Histoires de Parfums was founded by Gerald Ghislain in 2000 and his inaugural offerings were named after the birth year of various historical figures such as Casanova and Mata Hari. The boxes arranged side by side look like a library of scents, and since then he has added other characters to his scented collection such as Ernest Hemingway and explored other scented avenues. Most recently the brand has introduced five perfumes built around famous operas and named the perfumes after the date of their debut. This seems a good fit for Mr. Ghislain as he has a background prior to being a perfumer in producing Flamenco shows, and has other scents that reference the theater such as Moulin Rouge and L'Olympia Music Hall .

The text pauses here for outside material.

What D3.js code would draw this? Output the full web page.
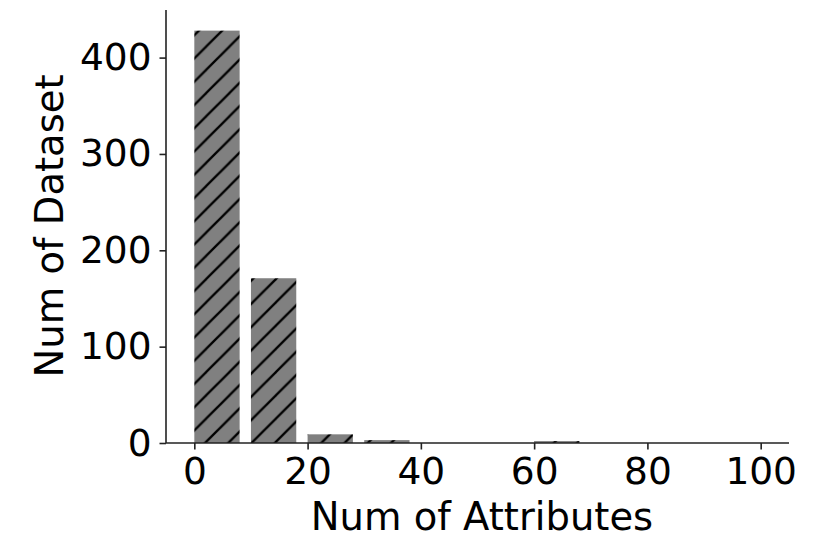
<!DOCTYPE html>
<html><head><meta charset="utf-8">
<script src="https://cdn.jsdelivr.net/npm/d3@7"></script>
<style>body{margin:0;background:#fff}svg{display:block}</style>
</head><body>
<svg id="c" width="830" height="554"></svg>
<script>
const binStarts = [0, 10, 20, 30, 40, 50, 60, 70, 80, 90];
const counts    = [428, 171, 9, 3, 0, 0, 2, 0, 0, 0];
const xTicks = [0, 20, 40, 60, 80, 100];
const yTicks = [0, 100, 200, 300, 400];
const barWidth = 8;

const svg = d3.select("#c");
const m = {l:166, r:789, t:10, b:443};
const x = d3.scaleLinear().domain([-5, 105]).range([m.l, m.r]);
const y = d3.scaleLinear().domain([0, 428*1.05]).range([m.b, m.t]);

const defs = svg.append("defs");
const s = 23.25;
const pat = defs.append("pattern").attr("id","hatch").attr("patternUnits","userSpaceOnUse")
  .attr("width", s).attr("height", s).attr("patternTransform","translate(20.25,0)");
pat.append("rect").attr("width", s).attr("height", s).attr("fill","#808080");
[[0,s,s,0],[-s,s,s,-s],[0,2*s,2*s,0]].forEach(d=>{
  pat.append("line").attr("x1",d[0]).attr("y1",d[1]).attr("x2",d[2]).attr("y2",d[3])
    .attr("stroke","#000").attr("stroke-width",2.3);
});

const data = binStarts.map((b,i)=>({b, c:counts[i]})).filter(d=>d.c>0);
svg.append("g").selectAll("rect").data(data).join("rect")
  .attr("x", d=>x(d.b)).attr("width", d=>x(d.b+barWidth)-x(d.b))
  .attr("y", d=>y(d.c)).attr("height", d=>y(0)-y(d.c))
  .attr("fill","url(#hatch)");

const font = "DejaVu Sans";
const xa = svg.append("g").attr("transform",`translate(0,${m.b})`)
  .call(d3.axisBottom(x).tickValues(xTicks).tickSize(6.5).tickPadding(8).tickFormat(d3.format("d")));
const ya = svg.append("g").attr("transform",`translate(${m.l},0)`)
  .call(d3.axisLeft(y).tickValues(yTicks).tickSize(6.5).tickPadding(8).tickFormat(d3.format("d")));
[xa, ya].forEach(a=>{
  a.selectAll("text").attr("font-family",font).attr("font-size",37.5).attr("fill","#000");
  a.selectAll("line").attr("stroke","#222").attr("stroke-width",1.6);
  a.select(".domain").attr("stroke","#222").attr("stroke-width",1.6);
});
xa.select(".domain").attr("d",`M${m.l},0H${m.r}`);
ya.select(".domain").attr("d",`M0,${m.b}V${m.t}`);

svg.append("text").attr("x", 482).attr("y", 530).attr("text-anchor","middle")
  .attr("font-family",font).attr("font-size",38.5).text("Num of Attributes");
svg.append("text").attr("transform",`translate(63,226) rotate(-90)`).attr("text-anchor","middle")
  .attr("font-family",font).attr("font-size",38.5).text("Num of Dataset");
</script>
</body></html>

I have had a good experience with the perfumes of this house and I was eager to explore the Opera Collection. The first thing that struck me when opening my sample packet from Histoires de Parfums was the beautiful presentation, a rather weighty red box which just begged to be opened and explored. The minute I lifted the flap to reveal the samples, a beautiful and unabashedly strong blend of fragrances wafted up towards my nose, unable to be contained even though the hefty samples vials were tightly sealed.

I decided to first try 1890, which commemorates the debut of the opera La Dame de Pique (The Queen of Spades) by Tchaikovsky in St. Petersburg at the Mariinsky Theatre. The opera premiered December 19, 1890, and was such a resounding success that it remains in the theater's repertoire today. This is called Pitor Tchaikovsky's "dark opera", and this mood is caught by the perfume, 1890.

Tchaikovsky is flanked by the stars of his new opera, Nikolay and Medeya Figner, 1890.

From the first note this smells like French perfume. When I say something smells like French perfume I definitely mean it as a compliment, and to me this means the scent captures an air of sophistication, of honoring the past fragrance trends and not bowing to current passing fads. The collection of notes blend together seemingly effortlessly so that you don't think,  "That's a rose perfume." Rather each part is combined to achieve a greater whole; notes that when combined together soar and sing in a resounding chorus and become something greater than a singular stand-alone aria. The floral notes of orange blossom, rose, and jasmine in 1890 meld in such a way. Watch this scene as the heroine Liza and her friend Paulina share a song from the opera, combining two great voices, one soprano and one contralto, the different voice ranges complimenting each other and ultimately producing a sound more beautiful than a solo performance.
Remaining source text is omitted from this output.